Wednesday, May 29, 2013

Mircea Cantor (b. 1977, Romania). Short notes on a personal discovery


I discovered Mircea Cantor by chance, leafing through a French art magazine. And I immediately liked his works. In the beginning it was the UNPREDICTEBLE FUTURE: the handwriting on a steamy, wet window. I think each of us has, at least once in his life, put his finger on a dusty car or a steamy window, wrote something and left there a short message. A message addressed to everybody, to who ever happens to pass by and spot it.

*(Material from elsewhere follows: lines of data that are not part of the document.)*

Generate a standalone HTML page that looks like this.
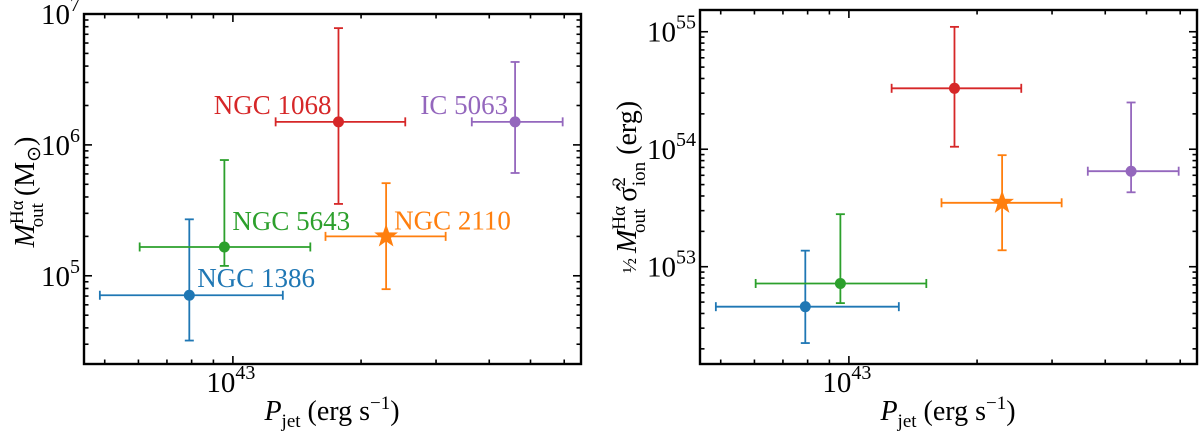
<!DOCTYPE html>
<html><head><meta charset="utf-8">
<style>
html,body{margin:0;padding:0;background:#fff;}
svg{display:block;font-family:"Liberation Serif",serif;}
</style></head>
<body>
<svg id="fig" width="1200" height="438" viewBox="0 0 1200 438" xmlns="http://www.w3.org/2000/svg">
  <g id="left"></g>
  <g id="right"></g>
  <text transform="translate(34,192) rotate(-90)" text-anchor="middle" font-size="28"><tspan font-style="italic">M</tspan><tspan font-size="19" dy="-11">Hα</tspan><tspan font-size="19" dx="-27" dy="20">out</tspan><tspan dy="-9"> (M</tspan><tspan font-size="19" dy="6">⊙</tspan><tspan dy="-6">)</tspan></text>
  <text x="332" y="420" text-anchor="middle" font-size="28"><tspan font-style="italic">P</tspan><tspan font-size="19" dy="7">jet</tspan><tspan dy="-7"> (erg s</tspan><tspan font-size="19" dy="-11">−1</tspan><tspan dy="11">)</tspan></text>
  <text transform="translate(636,187) rotate(-90)" text-anchor="middle" font-size="28"><tspan font-size="20">½ </tspan><tspan font-style="italic">M</tspan><tspan font-size="19" dy="-11">Hα</tspan><tspan font-size="19" dx="-27" dy="20">out</tspan><tspan dy="-9"> σ̂</tspan><tspan font-size="19" dy="-11">2</tspan><tspan font-size="19" dx="-9" dy="20">ion</tspan><tspan dy="-9"> (erg)</tspan></text>
  <text x="948" y="420" text-anchor="middle" font-size="28"><tspan font-style="italic">P</tspan><tspan font-size="19" dy="7">jet</tspan><tspan dy="-7"> (erg s</tspan><tspan font-size="19" dy="-11">−1</tspan><tspan dy="11">)</tspan></text>
</svg>
<script>
// ---- data ----
const galaxies = ["NGC 1386","NGC 5643","NGC 1068","NGC 2110","IC 5063"];
const colors = ["#1f77b4","#2ca02c","#d62728","#ff7f0e","#9467bd"];
const pjet = [7.9e42, 9.55e42, 1.77e43, 2.29e43, 4.6e43];
const pjetLo = [4.87e42, 6.04e42, 1.26e43, 1.65e43, 3.64e43];
const pjetHi = [1.31e43, 1.52e43, 2.54e43, 3.16e43, 5.95e43];
const mass = [7.1e4, 1.66e5, 1.5e6, 2.0e5, 1.5e6];
const massLo = [3.2e4, 1.19e5, 3.54e5, 7.9e4, 6.1e5];
const massHi = [2.7e5, 7.66e5, 7.8e6, 5.1e5, 4.3e6];
const energy = [4.57e52, 7.2e52, 3.3e54, 3.5e53, 6.5e53];
const energyLo = [2.24e52, 4.9e52, 1.05e54, 1.38e53, 4.3e53];
const energyHi = [1.37e53, 2.8e53, 1.1e55, 8.9e53, 2.5e54];
const markers = ["o","o","o","*","o"];
const xTickExps = [43];
const leftYTickExps = [5,6,7];
const rightYTickExps = [53,54,55];

const NS="http://www.w3.org/2000/svg";
function mk(tag, attrs, parent){const e=document.createElementNS(NS,tag);for(const k in attrs)e.setAttribute(k,attrs[k]);parent.appendChild(e);return e;}

function panel(g, box, xr, yr, ys, yLo, yHi, yExps, labels){
  const sx=v=>box.x0+(Math.log10(v)-xr[0])/(xr[1]-xr[0])*(box.x1-box.x0);
  const sy=v=>box.y1-(Math.log10(v)-yr[0])/(yr[1]-yr[0])*(box.y1-box.y0);
  const tg=mk('g',{},g);
  
  
  for(let d=Math.floor(xr[0]);d<=Math.ceil(xr[1]);d++){
    for(let m=1;m<10;m++){
      const v=m*Math.pow(10,d), lv=Math.log10(v);
      if(lv<xr[0]||lv>xr[1])continue;
      const x=sx(v), L=m===1?8:4.5;
      mk('line',{x1:x,x2:x,y1:box.y1,y2:box.y1-L,stroke:'#000','stroke-width':1.6},tg);
      mk('line',{x1:x,x2:x,y1:box.y0,y2:box.y0+L,stroke:'#000','stroke-width':1.6},tg);
    }
  }
  for(let d=Math.floor(yr[0]);d<=Math.ceil(yr[1]);d++){
    for(let m=1;m<10;m++){
      const v=m*Math.pow(10,d), lv=Math.log10(v);
      if(lv<yr[0]||lv>yr[1])continue;
      const y=sy(v), L=m===1?8:4.5;
      mk('line',{x1:box.x0,x2:box.x0+L,y1:y,y2:y,stroke:'#000','stroke-width':1.6},tg);
      mk('line',{x1:box.x1,x2:box.x1-L,y1:y,y2:y,stroke:'#000','stroke-width':1.6},tg);
    }
  }
  xTickExps.forEach(e=>{
    const t=mk('text',{x:sx(Math.pow(10,e))-2,y:392,'text-anchor':'middle','font-size':29},g);
    
    
    t.innerHTML='10<tspan font-size="20" dy="-13">'+e+'</tspan>';
  });
  yExps.forEach(e=>{
    const t=mk('text',{x:box.x0-4,y:sy(Math.pow(10,e))+10,'text-anchor':'end','font-size':29},g);
    
    
    t.innerHTML='10<tspan font-size="20" dy="-13">'+e+'</tspan>';
  });
  galaxies.forEach((name,i)=>{
    const c=colors[i];
    const sg=mk('g',{},g);
    
    
    const x=sx(pjet[i]), y=sy(ys[i]);
    const xl=sx(pjetLo[i]), xh=sx(pjetHi[i]), yl=sy(yLo[i]), yh=sy(yHi[i]);
    const w=1.8, cap=4.5;
    mk('line',{x1:xl,x2:xh,y1:y,y2:y,stroke:c,'stroke-width':w},sg);
    mk('line',{x1:x,x2:x,y1:yl,y2:yh,stroke:c,'stroke-width':w},sg);
    mk('line',{x1:xl,x2:xl,y1:y-cap,y2:y+cap,stroke:c,'stroke-width':w},sg);
    mk('line',{x1:xh,x2:xh,y1:y-cap,y2:y+cap,stroke:c,'stroke-width':w},sg);
    mk('line',{x1:x-cap,x2:x+cap,y1:yl,y2:yl,stroke:c,'stroke-width':w},sg);
    mk('line',{x1:x-cap,x2:x+cap,y1:yh,y2:yh,stroke:c,'stroke-width':w},sg);
    if(markers[i]==='*'){
      let pts=[];
      for(let k=0;k<10;k++){const r=k%2?5:12.5, a=-Math.PI/2+k*Math.PI/5;pts.push((x+r*Math.cos(a)).toFixed(2)+','+(y+r*Math.sin(a)).toFixed(2));}
      mk('polygon',{points:pts.join(' '),fill:c},sg);
    } else {
      mk('circle',{cx:x,cy:y,r:5.5,fill:c},sg);
    }
    if(labels){
      const o=labels[i];
      const t=mk('text',{x:x+o[0],y:y+o[1],'text-anchor':o[2],'font-size':27,fill:c},g);
      
      
      t.textContent=name;
    }
  });
  const f=mk('rect',{x:box.x0,y:box.y0,width:box.x1-box.x0,height:box.y1-box.y0,fill:'none',stroke:'#000','stroke-width':2.4},g);
  
  
}
const xr=[Math.log10(4.47e42), Math.log10(6.57e43)];
panel(document.getElementById('left'),{x0:84,x1:581,y0:14,y1:364},xr,[4.326,7.0],mass,massLo,massHi,leftYTickExps,
  [[8,-8,'start'],[8,-17,'start'],[-7,-8,'end'],[8,-7,'start'],[-7,-8,'end']]);
panel(document.getElementById('right'),{x0:700,x1:1197,y0:10,y1:364},xr,[52.172,55.185],energy,energyLo,energyHi,rightYTickExps,null);
</script>
</body></html>
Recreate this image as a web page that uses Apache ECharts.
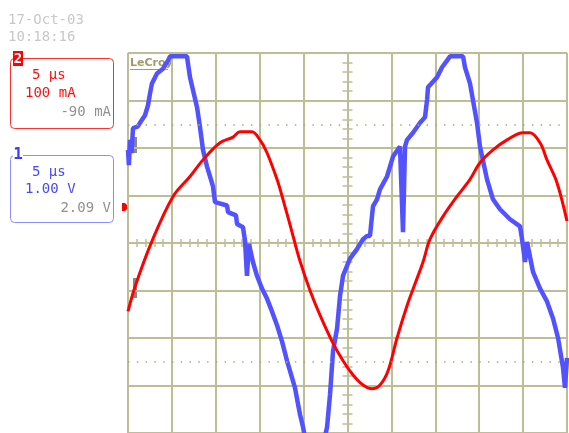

In Mircea Cantor's work the letters leave their traces as they start to melt, before they will disappear. Letters: evanescent, living traces...
The spelling mistake is charming and it made me think of a child having written this on his way to school, home, to the playing ground, ... through life.
A short poem on fragility, evanescence, surprise, hope and the imagination.

















The artist is renown for his film entitled Deeparture, in which a wolf and a deer were brought in a white, empty gallery and left to watch each other, make each other nervous and unsettle our own senses and expectancy. The tension surfaces from challenging the instincts, from the crude beauty of bringing together two creatures which in a different environment (their natural one) are destined to play the roles of pray and hunter. The viewer of this film witnesses the exchange of glances between the wolf and the deer, their breathing, restlessness and calm.

This is a simple, almost minimalist film. Bringing together the two animals is a challenge Mircea Cantor addresses to death and survival instincts (both violent and fully natural) and it is also an invocation of the unexpected. Things no longer happen according to a preconceived scenario.

When I read in his CV that he lives ”on Earth” I remembered another work, also made in a minimalist manner, namely by adding a single letter: the French title Le Monde becomes for Mircea Cantor Les Mondes. The critics read in this an anti-globalisation message; I rather see it as a small manifesto of freedom, an apparently simple game, with letters and a marker: the artist-child and the artist-protester play with the world, correct it, complete it. The artist’s toy, the world, becomes a multitude of toys (les mondes). There is a Dadaist feeling in his work, drawing back to the Romanian inception of modern art. 

In a video entitled The Landscape is Changing a group of protesters carry mirrors instead of banners with slogans. In their mirrors you see how the environment changes while the people themselves walk and change their position. As the artist himself confesses, he is interested not in a global discourse, but rather in a universal one. The protest takes places in an unknown city, no words are written anywhere, there are only people and the world they transform. The image (the reflection in the mirror, the video itself) mediates between us and the world.

Although The Title is the Last Thing, (Philadelphia Museum of Art, 2006), I confess I like Mircea Cantor’s titles: Changing Sky (Ciel Variable, Frac, Champagne-Ardenne, Reims, 2007), Born to be Burnt (GAMeC, Bergamo, 2006). Works such as The Second Step and Double-Heads Matches raise my good spirits: a double-headed match is a sign that the world keeps on being reinvented.

The second step: is it Armstrong’s second step on the moon, taken out of anonymity by the artist or does it belong to another lunatic astronaut? In both cases, it is a fresh, cheerful and optimist imprint upon the open world we live in.

I like Mircea Cantor’s humour: regarding the for or against discourse on globalisation, he brings in a mischievous smile: ”I hear a lot of this official, left-winged discourse about the periphery. Berlin, Los Angeles... I myself came to live in Paris in order to be at the periphery of Romania. It’s my manner of keeping a distance from everything. (”J'entends beaucoup ce discours officiel, de gauche, sur les peripheries. Berlin, Los Angeles... Moi-meme, je suis venu habiter a Paris pour vivre a la peripherie de la Roumanie. C'est ma maniere d'avoir une distance avec tout”, Beaux Arts, No.275, May 2007). The artistic credo of a man living in exile, but ”on Earth”.